▶ [GOAL]
Copy the lines holding the word "Write", all of them.

▶ [TASK INPUTS]
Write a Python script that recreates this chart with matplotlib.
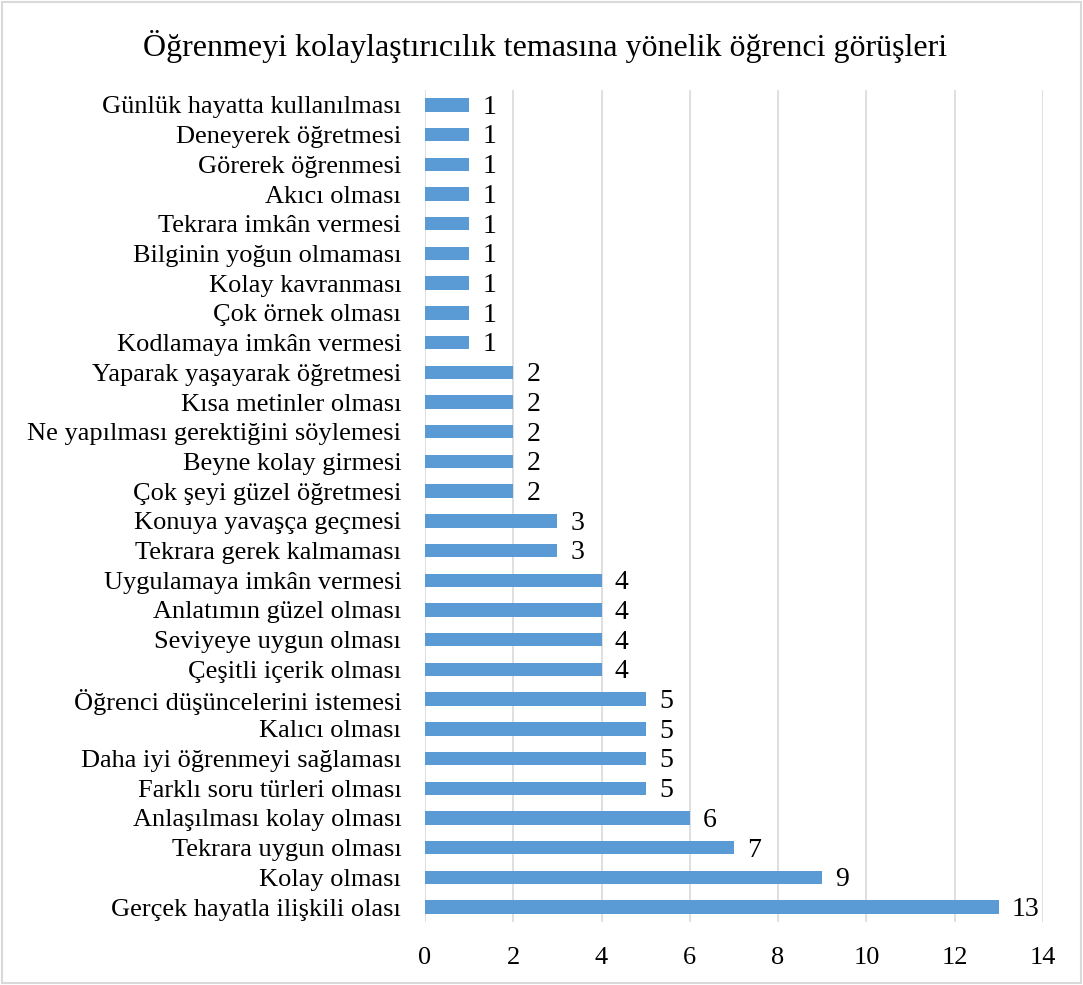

...

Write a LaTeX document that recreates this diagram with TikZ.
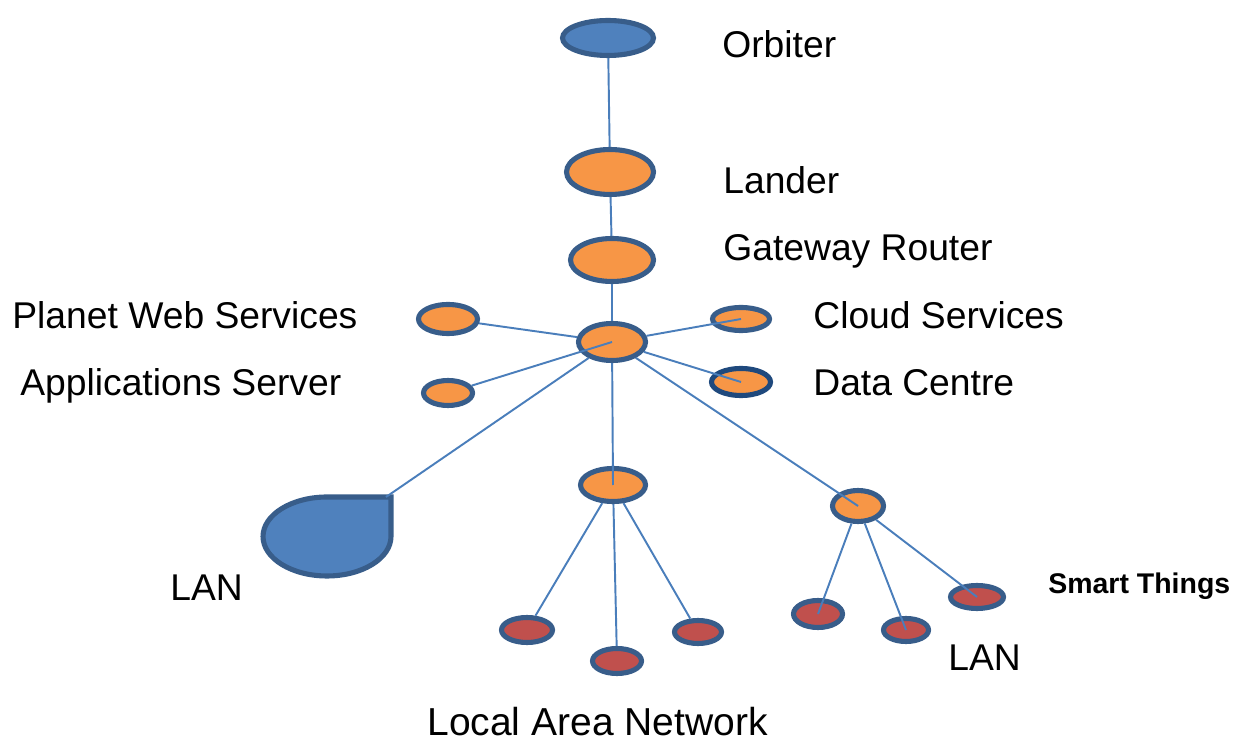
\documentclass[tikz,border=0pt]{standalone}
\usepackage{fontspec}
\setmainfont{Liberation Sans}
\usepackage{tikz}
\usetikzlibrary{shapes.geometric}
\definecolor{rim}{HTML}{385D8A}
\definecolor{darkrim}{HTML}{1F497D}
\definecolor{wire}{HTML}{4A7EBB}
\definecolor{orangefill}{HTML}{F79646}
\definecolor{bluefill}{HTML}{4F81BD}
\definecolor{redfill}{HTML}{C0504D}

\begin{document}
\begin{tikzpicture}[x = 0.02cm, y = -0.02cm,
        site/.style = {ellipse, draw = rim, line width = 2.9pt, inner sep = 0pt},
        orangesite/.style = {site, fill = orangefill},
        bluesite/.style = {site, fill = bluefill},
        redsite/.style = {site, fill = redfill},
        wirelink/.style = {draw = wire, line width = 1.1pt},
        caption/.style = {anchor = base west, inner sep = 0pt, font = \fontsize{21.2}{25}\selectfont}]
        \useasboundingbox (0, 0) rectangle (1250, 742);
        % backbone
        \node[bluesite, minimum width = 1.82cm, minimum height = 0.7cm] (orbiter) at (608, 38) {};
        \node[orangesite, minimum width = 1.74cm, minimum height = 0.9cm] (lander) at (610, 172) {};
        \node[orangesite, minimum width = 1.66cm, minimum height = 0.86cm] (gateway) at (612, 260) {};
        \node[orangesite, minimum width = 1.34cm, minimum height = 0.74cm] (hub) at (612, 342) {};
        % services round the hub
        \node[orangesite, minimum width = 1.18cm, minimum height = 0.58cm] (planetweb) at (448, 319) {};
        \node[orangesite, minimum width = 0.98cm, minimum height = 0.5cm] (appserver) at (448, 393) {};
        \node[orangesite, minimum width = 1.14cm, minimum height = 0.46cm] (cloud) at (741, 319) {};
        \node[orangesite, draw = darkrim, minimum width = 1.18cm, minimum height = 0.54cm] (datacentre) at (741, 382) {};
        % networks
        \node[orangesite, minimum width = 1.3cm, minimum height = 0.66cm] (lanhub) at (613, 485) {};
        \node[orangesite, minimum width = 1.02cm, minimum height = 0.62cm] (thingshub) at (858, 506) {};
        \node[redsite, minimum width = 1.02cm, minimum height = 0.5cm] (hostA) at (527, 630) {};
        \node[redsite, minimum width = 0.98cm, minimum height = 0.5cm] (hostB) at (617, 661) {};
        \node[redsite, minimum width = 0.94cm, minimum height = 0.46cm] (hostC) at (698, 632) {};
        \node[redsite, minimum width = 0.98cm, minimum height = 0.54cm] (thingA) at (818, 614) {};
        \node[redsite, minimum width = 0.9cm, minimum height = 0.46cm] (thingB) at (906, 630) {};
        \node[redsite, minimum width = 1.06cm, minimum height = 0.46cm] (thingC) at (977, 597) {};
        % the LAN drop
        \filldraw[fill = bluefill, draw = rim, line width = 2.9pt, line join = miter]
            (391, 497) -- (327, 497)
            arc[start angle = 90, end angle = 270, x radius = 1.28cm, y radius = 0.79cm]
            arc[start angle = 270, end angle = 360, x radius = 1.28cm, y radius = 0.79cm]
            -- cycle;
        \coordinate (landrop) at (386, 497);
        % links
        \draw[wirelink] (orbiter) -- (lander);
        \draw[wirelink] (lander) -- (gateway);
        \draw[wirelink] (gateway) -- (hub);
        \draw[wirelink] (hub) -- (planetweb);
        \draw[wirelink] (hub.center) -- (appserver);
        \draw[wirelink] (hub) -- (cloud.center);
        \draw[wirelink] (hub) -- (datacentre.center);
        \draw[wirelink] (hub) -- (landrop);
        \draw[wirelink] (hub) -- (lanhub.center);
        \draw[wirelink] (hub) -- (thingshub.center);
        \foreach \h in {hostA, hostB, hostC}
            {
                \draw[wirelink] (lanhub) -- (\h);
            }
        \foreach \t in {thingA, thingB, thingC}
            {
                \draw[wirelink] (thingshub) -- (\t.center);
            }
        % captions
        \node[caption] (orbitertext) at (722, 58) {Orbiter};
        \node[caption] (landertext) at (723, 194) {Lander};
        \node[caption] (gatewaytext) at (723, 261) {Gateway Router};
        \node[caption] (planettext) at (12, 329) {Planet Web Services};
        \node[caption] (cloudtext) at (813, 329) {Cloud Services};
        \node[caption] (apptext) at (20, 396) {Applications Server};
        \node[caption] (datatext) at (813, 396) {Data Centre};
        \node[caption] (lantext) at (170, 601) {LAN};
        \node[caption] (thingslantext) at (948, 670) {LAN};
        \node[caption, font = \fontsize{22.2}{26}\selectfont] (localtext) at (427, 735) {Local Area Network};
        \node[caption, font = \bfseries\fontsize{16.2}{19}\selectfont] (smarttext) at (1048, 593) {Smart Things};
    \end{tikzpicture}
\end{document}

▶ [WRITTEN ANSWER]
Write a Python script that recreates this chart with matplotlib.
Write a LaTeX document that recreates this diagram with TikZ.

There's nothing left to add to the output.